▶ _Description of the task_
Omit every picture, and retype the lines that run from the beginning of the data below through the line containing "var zimbabweArrowYear = 2009;", inclusive.

[BEGIN Given information]

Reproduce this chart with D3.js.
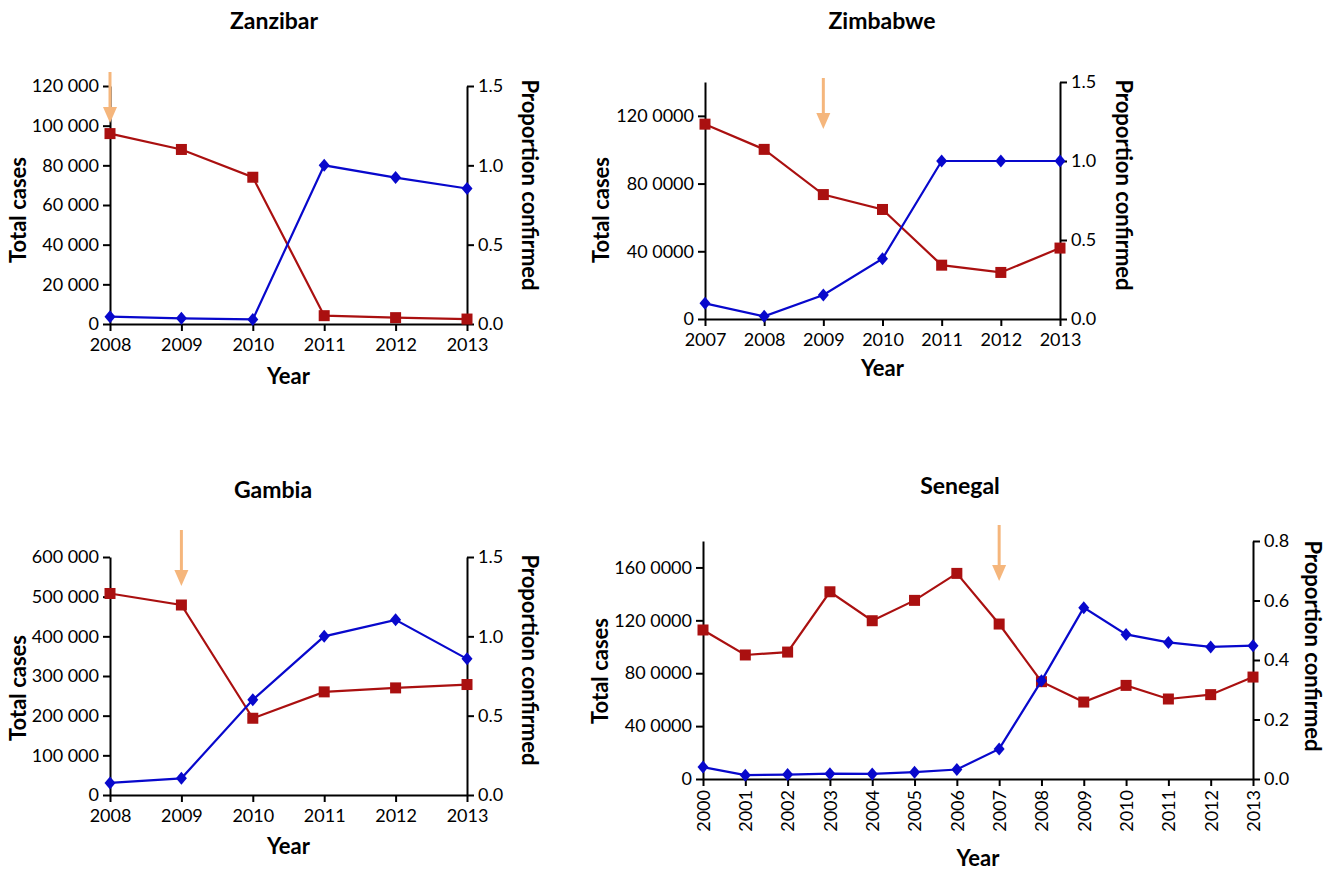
<!DOCTYPE html>
<html>
<head>
<meta charset="utf-8">
<script src="https://cdn.jsdelivr.net/npm/d3@7"></script>
<style>
  body { margin: 0; background: #fff; }
  text { font-family: Lato, "Open Sans", sans-serif; fill: #000; }
  .domain { stroke: #000; stroke-width: 2px; }
  .tick line { stroke: #000; stroke-width: 2px; }
</style>
</head>
<body>
<div id="chart"></div>
<script>
// ---- data ----
var zanzibarYears = [2008, 2009, 2010, 2011, 2012, 2013];
var zanzibarCases = [96000, 88000, 74000, 4200, 3200, 2500];
var zanzibarProp = [0.046, 0.036, 0.029, 1.0, 0.923, 0.854];
var zanzibarCaseTicks = [0, 20000, 40000, 60000, 80000, 100000, 120000];
var zanzibarCaseLabels = ["0", "20 000", "40 000", "60 000", "80 000", "100 000", "120 000"];
var zanzibarArrowYear = 2008;

var zimbabweYears = [2007, 2008, 2009, 2010, 2011, 2012, 2013];
var zimbabweCases = [1151000, 1002000, 735000, 647000, 318000, 275000, 419000];
var zimbabweProp = [0.099, 0.017, 0.152, 0.382, 1.0, 1.0, 1.0];
var zimbabweCaseTicks = [0, 400000, 800000, 1200000];
var zimbabweCaseLabels = ["0", "40 0000", "80 0000", "120 0000"];
var zimbabweArrowYear = 2009;

var gambiaYears = [2008, 2009, 2010, 2011, 2012, 2013];
var gambiaCases = [508000, 479000, 193500, 260000, 270000, 278500];
var gambiaProp = [0.076, 0.105, 0.600, 1.0, 1.104, 0.858];
var gambiaCaseTicks = [0, 100000, 200000, 300000, 400000, 500000, 600000];
var gambiaCaseLabels = ["0", "100 000", "200 000", "300 000", "400 000", "500 000", "600 000"];
var gambiaArrowYear = 2009;

var senegalYears = [2000, 2001, 2002, 2003, 2004, 2005, 2006, 2007, 2008, 2009, 2010, 2011, 2012, 2013];
var senegalCases = [1127000, 938000, 960000, 1416000, 1197000, 1351000, 1555000, 1172000, 736000, 582000, 708000, 605000, 638000, 771000];
var senegalProp = [0.040, 0.013, 0.015, 0.018, 0.017, 0.023, 0.032, 0.101, 0.330, 0.576, 0.486, 0.459, 0.444, 0.448];
var senegalCaseTicks = [0, 400000, 800000, 1200000, 1600000];
var senegalCaseLabels = ["0", "40 0000", "80 0000", "120 0000", "160 0000"];
var senegalArrowYear = 2007;

var propTicks15 = [0, 0.5, 1.0, 1.5];
var propTicks08 = [0, 0.2, 0.4, 0.6, 0.8];

var RED = "#aa1010", BLUE = "#0808cc", ARROW = "#f5b67c";

var svg = d3.select("#chart").append("svg")
    .attr("width", 1340)
    .attr("height", 871);

function styleTicks(sel) {
    sel.selectAll("text")
        .attr("font-size", 18)
        .style("font-family", "Lato, sans-serif")
        .attr("fill", "#111");
}

function drawPanel(p) {
    var x = d3.scaleLinear().domain(d3.extent(p.years)).range([p.left, p.right]);
    var yL = d3.scaleLinear().domain([0, p.caseMax]).range([p.bottom, p.top]);
    var yR = d3.scaleLinear().domain([0, p.propMax]).range([p.bottom, p.top]);

    var g = svg.append("g");

    // title
    g.append("text")
        .attr("x", p.titleX).attr("y", p.titleY)
        .attr("text-anchor", "middle")
        .attr("font-size", 23).attr("font-weight", "bold")
        .text(p.name);

    // left axis
    var axL = g.append("g")
        .attr("transform", "translate(" + p.left + ",0)")
        .call(d3.axisLeft(yL).tickValues(p.caseTicks)
            .tickFormat(function (d, i) { return p.caseLabels[i]; })
            .tickSize(7).tickSizeOuter(0).tickPadding(4));
    styleTicks(axL);

    // right axis
    var axR = g.append("g")
        .attr("transform", "translate(" + p.right + ",0)")
        .call(d3.axisRight(yR).tickValues(p.propTicks)
            .tickFormat(d3.format(".1f"))
            .tickSize(7).tickSizeOuter(0).tickPadding(4));
    styleTicks(axR);

    // x axis
    var axX = g.append("g")
        .attr("transform", "translate(0," + p.bottom + ")")
        .call(d3.axisBottom(x).tickValues(p.years)
            .tickFormat(d3.format("d"))
            .tickSize(7).tickSizeOuter(0).tickPadding(7));
    styleTicks(axX);
    if (p.rotate) {
        axX.selectAll("text")
            .attr("transform", "rotate(-90)")
            .attr("text-anchor", "end")
            .attr("x", -11).attr("y", 0)
            .attr("dy", "0.35em");
    }

    // axis titles
    g.append("text")
        .attr("transform", "translate(" + p.leftLabelX + "," + p.leftLabelY + ") rotate(-90)")
        .attr("text-anchor", "middle").attr("dy", "0.35em")
        .attr("font-size", 22).attr("font-weight", "bold")
        .text("Total cases");
    g.append("text")
        .attr("transform", "translate(" + p.rightLabelX + "," + p.rightLabelY + ") rotate(90)")
        .attr("text-anchor", "middle").attr("dy", "0.35em")
        .attr("font-size", 22).attr("font-weight", "bold")
        .text("Proportion confirmed");
    g.append("text")
        .attr("x", (p.left + p.right) / 2).attr("y", p.yearLabelY)
        .attr("text-anchor", "middle")
        .attr("font-size", 22).attr("font-weight", "bold")
        .text("Year");

    // arrow
    var ax = x(p.arrowYear);
    g.append("line")
        .attr("x1", ax).attr("x2", ax)
        .attr("y1", p.arrowTop).attr("y2", p.arrowBottom - 12)
        .attr("stroke", ARROW).attr("stroke-width", 3);
    g.append("path")
        .attr("d", "M" + (ax - 7) + "," + (p.arrowBottom - 16) + " L" + (ax + 7) + "," + (p.arrowBottom - 16) +
            " L" + ax + "," + p.arrowBottom + " Z")
        .attr("fill", ARROW);

    // cases line (red squares)
    var lineL = d3.line().x(function (d, i) { return x(p.years[i]); }).y(function (d) { return yL(d); });
    g.append("path").datum(p.cases)
        .attr("d", lineL).attr("fill", "none")
        .attr("stroke", RED).attr("stroke-width", 2.2);
    g.selectAll(".sq").data(p.cases).enter().append("rect")
        .attr("x", function (d, i) { return x(p.years[i]) - 5.5; })
        .attr("y", function (d) { return yL(d) - 5.5; })
        .attr("width", 11).attr("height", 11)
        .attr("fill", RED);

    // proportion line (blue diamonds)
    var lineR = d3.line().x(function (d, i) { return x(p.years[i]); }).y(function (d) { return yR(d); });
    g.append("path").datum(p.prop)
        .attr("d", lineR).attr("fill", "none")
        .attr("stroke", BLUE).attr("stroke-width", 2.2);
    g.selectAll(".dm").data(p.prop).enter().append("path")
        .attr("d", function (d, i) {
            var cx = x(p.years[i]), cy = yR(d);
            return "M" + cx + "," + (cy - 6.5) + " L" + (cx + 5.5) + "," + cy +
                " L" + cx + "," + (cy + 6.5) + " L" + (cx - 5.5) + "," + cy + " Z";
        })
        .attr("fill", BLUE);
}

drawPanel({
    name: "Zanzibar", years: zanzibarYears, cases: zanzibarCases, prop: zanzibarProp,
    caseTicks: zanzibarCaseTicks, caseLabels: zanzibarCaseLabels, caseMax: 120000,
    propTicks: propTicks15, propMax: 1.5, arrowYear: zanzibarArrowYear,
    left: 110, right: 467, top: 86, bottom: 324,
    titleX: 274, titleY: 29, leftLabelX: 18, leftLabelY: 210, rightLabelX: 530, rightLabelY: 185,
    yearLabelY: 384, arrowTop: 72, arrowBottom: 123
});
drawPanel({
    name: "Zimbabwe", years: zimbabweYears, cases: zimbabweCases, prop: zimbabweProp,
    caseTicks: zimbabweCaseTicks, caseLabels: zimbabweCaseLabels, caseMax: 1400000,
    propTicks: propTicks15, propMax: 1.5, arrowYear: zimbabweArrowYear,
    left: 705, right: 1060, top: 82, bottom: 319,
    titleX: 882, titleY: 29, leftLabelX: 601, leftLabelY: 210, rightLabelX: 1124, rightLabelY: 185,
    yearLabelY: 376, arrowTop: 78, arrowBottom: 129
});
drawPanel({
    name: "Gambia", years: gambiaYears, cases: gambiaCases, prop: gambiaProp,
    caseTicks: gambiaCaseTicks, caseLabels: gambiaCaseLabels, caseMax: 600000,
    propTicks: propTicks15, propMax: 1.5, arrowYear: gambiaArrowYear,
    left: 110, right: 467, top: 557, bottom: 795,
    titleX: 273, titleY: 498, leftLabelX: 18, leftLabelY: 688, rightLabelX: 530, rightLabelY: 660,
    yearLabelY: 854, arrowTop: 530, arrowBottom: 586
});
drawPanel({
    name: "Senegal", years: senegalYears, cases: senegalCases, prop: senegalProp,
    caseTicks: senegalCaseTicks, caseLabels: senegalCaseLabels, caseMax: 1800000,
    propTicks: propTicks08, propMax: 0.8, arrowYear: senegalArrowYear, rotate: true,
    left: 703, right: 1253, top: 541, bottom: 779,
    titleX: 960, titleY: 494, leftLabelX: 600, leftLabelY: 671, rightLabelX: 1313, rightLabelY: 646,
    yearLabelY: 866, arrowTop: 525, arrowBottom: 581
});
</script>
</body>
</html>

[END Given information]

▶ _Answer to the exercise_
Reproduce this chart with D3.js.
<!DOCTYPE html>
<html>
<head>
<meta charset="utf-8">
<script src="https://cdn.jsdelivr.net/npm/d3@7"></script>
<style>
  body { margin: 0; background: #fff; }
  text { font-family: Lato, "Open Sans", sans-serif; fill: #000; }
  .domain { stroke: #000; stroke-width: 2px; }
  .tick line { stroke: #000; stroke-width: 2px; }
</style>
</head>
<body>
<div id="chart"></div>
<script>
// ---- data ----
var zanzibarYears = [2008, 2009, 2010, 2011, 2012, 2013];
var zanzibarCases = [96000, 88000, 74000, 4200, 3200, 2500];
var zanzibarProp = [0.046, 0.036, 0.029, 1.0, 0.923, 0.854];
var zanzibarCaseTicks = [0, 20000, 40000, 60000, 80000, 100000, 120000];
var zanzibarCaseLabels = ["0", "20 000", "40 000", "60 000", "80 000", "100 000", "120 000"];
var zanzibarArrowYear = 2008;

var zimbabweYears = [2007, 2008, 2009, 2010, 2011, 2012, 2013];
var zimbabweCases = [1151000, 1002000, 735000, 647000, 318000, 275000, 419000];
var zimbabweProp = [0.099, 0.017, 0.152, 0.382, 1.0, 1.0, 1.0];
var zimbabweCaseTicks = [0, 400000, 800000, 1200000];
var zimbabweCaseLabels = ["0", "40 0000", "80 0000", "120 0000"];
var zimbabweArrowYear = 2009;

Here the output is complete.